有盐同咸,无盐同淡。山上日子清苦,毛泽东下山长征时,厨房里没有他喜欢吃的辣椒,没有壮行的烈酒,他却要用毅力和执著来祛除这历史的寒战。

小小的云石山上,我真实地看到,毛泽东亦是平常之人,不是神,他也发火,瞪眼睛,甚至骂人。只是他骂的是执行“左”倾错误路线的领导,骂的是不切实际的教条主义,骂的是不听建议白白葬送根据地的人。在中国革命处在悬崖边缘之时,他没有退缩,而是划亮火柴,执著前行,始终醒着,提着灯笼在崎岖的山路上、在这漆黑的夜晚,搜寻希望的出路,寻找新的生机。

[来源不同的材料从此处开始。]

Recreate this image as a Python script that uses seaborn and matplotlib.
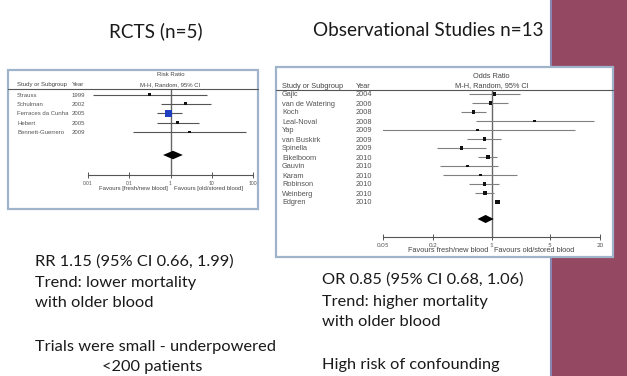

时光荏苒,云石山上故居依旧,只是简陋的陈设有些潮湿。

流走的时光使这个宁静故居和小院,逐渐冷清。我真想“嚓”的一声,点燃桌上那盏煤油灯,把往日的窗户和岁月重新点亮,看看那些早已离去的人们。山上影影绰绰,树叶哗哗作响,山风穿堂而过,这是在诉说山上曾经见证的人和事吗?

坐在伟人故居里的一把空椅子上,似乎依然存有伟人的体温,似乎有翻书的响声,伴着咳嗽,还有一缕缕刚散开的香烟味。

历史,在伟人的故居里,在云石山上,在这古寺中,悠闲地坐着;而时代的列车,已然在瑞金的青山和绿水间隆隆驰过。